At the centre of the issue are several EU laws and proposals aimed at strengthening cybersecurity and managing risks in the digital space. These include requirements for companies to meet stricter standards on data protection, supply chain security and the safety of critical infrastructure such as telecommunications networks and cloud services.
The EU says these measures are necessary to protect businesses, governments and users from rising cyber threats, including hacking, data breaches and disruptions to essential systems.
The bloc also aims to ensure that any company operating within its market - whether domestic or foreign - is secure, trustworthy and capable of safeguarding sensitive data. This involves increased checks, additional reporting requirements, and tighter rules on data storage and system management.
However, China argues that some of these rules may go too far or be applied in ways that unfairly affect foreign companies, particularly Chinese technology firms.
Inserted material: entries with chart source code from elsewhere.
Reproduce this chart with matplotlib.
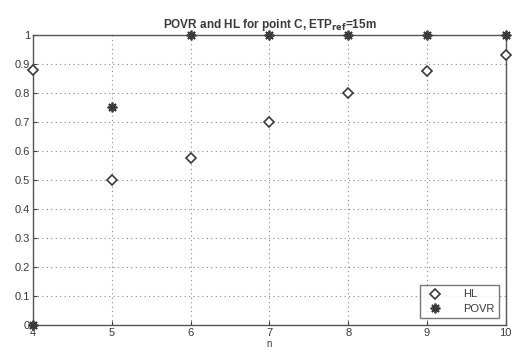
import matplotlib
matplotlib.use("Agg")
import matplotlib.pyplot as plt

n_values = [4, 5, 6, 7, 8, 9, 10]
hl_values = [0.88, 0.50, 0.575, 0.70, 0.80, 0.875, 0.93]
povr_values = [0.0, 0.75, 1.0, 1.0, 1.0, 1.0, 1.0]
x_ticks = [4, 5, 6, 7, 8, 9, 10]
y_ticks = [0, 0.1, 0.2, 0.3, 0.4, 0.5, 0.6, 0.7, 0.8, 0.9, 1]

ink = "#3a3a3a"
plt.rcParams["font.family"] = ["Liberation Sans", "DejaVu Sans"]

fig = plt.figure(figsize=(5.15, 3.56), dpi=100)
ax = fig.add_axes([0.064, 0.087, 0.918, 0.815])

ax.plot(n_values, hl_values, linestyle="none", marker="D", markersize=5.5,
        markerfacecolor="white", markeredgecolor=ink, markeredgewidth=1.2,
        label="HL", clip_on=False, zorder=3)
ax.plot(n_values, povr_values, linestyle="none", marker=(8, 2, 0), markersize=7,
        markeredgecolor=ink, markeredgewidth=1.3, color=ink,
        label="POVR", clip_on=False, zorder=3)

ax.set_xlim(4, 10)
ax.set_ylim(0, 1)
ax.set_xticks(x_ticks)
ax.set_yticks(y_ticks)
ax.set_yticklabels(["0", "0.1", "0.2", "0.3", "0.4", "0.5", "0.6", "0.7", "0.8", "0.9", "1"])
ax.grid(True, linestyle=(0, (1, 3)), color="#888888", linewidth=0.8)
ax.tick_params(direction="in", length=3, colors=ink, labelsize=8, pad=2)
for spine in ax.spines.values():
    spine.set_color("#555555")
    spine.set_linewidth(1.0)

ax.set_xlabel("n", fontsize=7, color=ink, labelpad=1)
ax.set_title(r"POVR and HL for point C, ETP$_{\mathbf{ref}}$=15m",
             fontsize=8.5, fontweight="bold", color=ink, pad=5)

leg = ax.legend(loc="lower right", fontsize=8, frameon=True, fancybox=False,
                edgecolor="#555555", borderaxespad=0.6, handletextpad=1.5,
                labelspacing=0.4)
for t in leg.get_texts():
    t.set_color(ink)

fig.savefig("out.png", dpi=100)
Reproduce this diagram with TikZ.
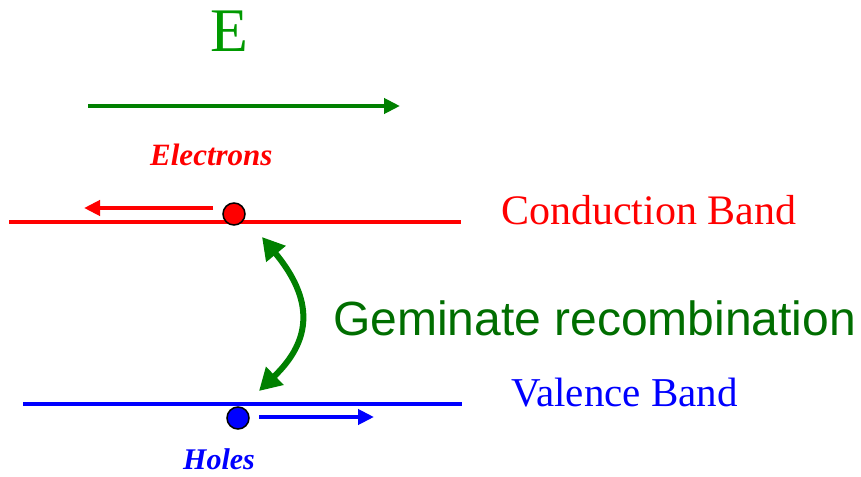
\documentclass[tikz,border=0pt]{standalone}
\usepackage{fontspec}
\setmainfont{Liberation Serif}
\newfontfamily\arialfont{Liberation Sans}
\usetikzlibrary{arrows.meta}
\definecolor{egreen}{RGB}{0,153,0}
\definecolor{dgreen}{RGB}{0,128,0}
\definecolor{dtext}{RGB}{0,110,0}
\definecolor{bred}{RGB}{255,0,0}
\definecolor{bblue}{RGB}{0,0,255}
\tikzset{
  band/.style={line width=4pt},
  flow/.style={line width=4pt,-{Triangle[length=16pt,width=15pt]}},
  carrier/.style={circle,draw=black,line width=1.5pt,minimum size=22pt,inner sep=0pt},
  lbl/.style={anchor=base west,inner sep=0pt},
}
\begin{document}
\begin{tikzpicture}[x=1pt,y=-1pt]
\useasboundingbox (0,0) rectangle (861,476);
% field
\node[lbl,text=egreen,font=\fontsize{62}{62}\selectfont] (E) at (210,52) {E};
\coordinate (f1) at (88,106);
\coordinate (f2) at (400,106);
\draw[flow,dgreen,line width=4.5pt] (f1) -- (f2);
% conduction band
\coordinate (c1) at (9,222);
\coordinate (c2) at (461,222);
\draw[band,bred] (c1) -- (c2);
\node[carrier,fill=bred] (el) at (234,214) {};
\coordinate (ea) at (213,208);
\coordinate (eb) at (84,208);
\draw[flow,bred] (ea) -- (eb);
\node[lbl,text=bred,font=\fontsize{31}{31}\selectfont\bfseries\itshape] (elab) at (150,165) {Electrons};
\node[lbl,text=bred,font=\fontsize{42}{42}\selectfont] (cb) at (501,224) {Conduction Band};
% valence band
\coordinate (v1) at (23,404);
\coordinate (v2) at (462,404);
\draw[band,bblue] (v1) -- (v2);
\node[carrier,fill=bblue] (ho) at (238,418) {};
\coordinate (ha) at (259,417);
\coordinate (hb) at (374,417);
\draw[flow,bblue] (ha) -- (hb);
\node[lbl,text=bblue,font=\fontsize{30}{30}\selectfont\bfseries\itshape] (hlab) at (183,469) {Holes};
\node[lbl,text=bblue,font=\fontsize{41}{41}\selectfont] (vb) at (511,406) {Valence Band};
% recombination
\coordinate (r1) at (262,237);
\coordinate (r2) at (259,391);
\draw[dgreen,line width=6pt,{Triangle[length=22pt,width=24pt]}-{Triangle[length=22pt,width=24pt]}]
  (r1) .. controls (314,300) and (312,340) .. (r2);
\node[lbl,text=dtext,font=\arialfont\fontsize{48}{48}\selectfont] (gr) at (333,335) {Geminate recombination};
\end{tikzpicture}
\end{document}
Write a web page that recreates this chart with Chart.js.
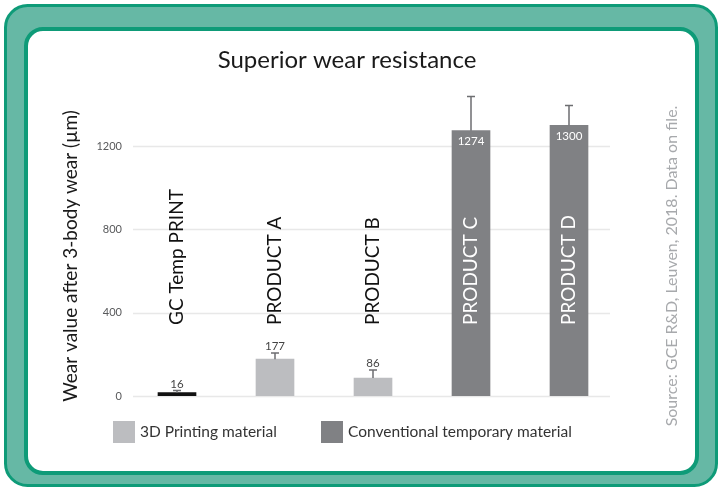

Officials in Beijing say the regulations could lead to higher costs, more complex approval processes, and potential restrictions on market access.
They are especially concerned about security reviews that may place disproportionate emphasis on a company’s country of origin rather than its actual practices.
Chinese officials have called on the EU to ensure the rules are fair, transparent and non-discriminatory. They also warned against what they describe as the “overuse” of security concerns in economic and trade matters, arguing that framing business and technological cooperation as security issues could undermine trust and hinder cross-border operations.
From the EU’s perspective, the stricter approach comes amid a global rise in digital risks. Governments face increasing pressure to prevent cyberattacks and protect sensitive data, particularly as services move online and economies become more dependent on digital infrastructure.
European policymakers maintain that the rules are not targeted at any specific country but are part of a broader effort to raise cybersecurity standards across the board.
The disagreement highlights a wider global challenge: balancing security with economic openness. While countries seek to protect their systems and citizens from cyber threats, stringent regulations can complicate international business and strain trade relationships.
For Chinese companies, Europe remains a key market, particularly in sectors such as telecommunications, electronics and digital services. Additional regulatory barriers could affect their ability to expand and compete.
At the same time, European firms operating in China face their own regulatory challenges, making the issue part of a broader debate over fair access and reciprocal treatment.
Ongoing dialogue will be essential to prevent tensions from escalating. Both sides share strong economic ties and mutual interests in technological development, and a balanced approach could prove beneficial for all.
In essence, the issue centres on trust and regulation: the EU is seeking stronger digital protections, while China wants assurances that these rules will not unfairly disadvantage its companies. The outcome may shape not only their bilateral relationship but also the future of global digital trade.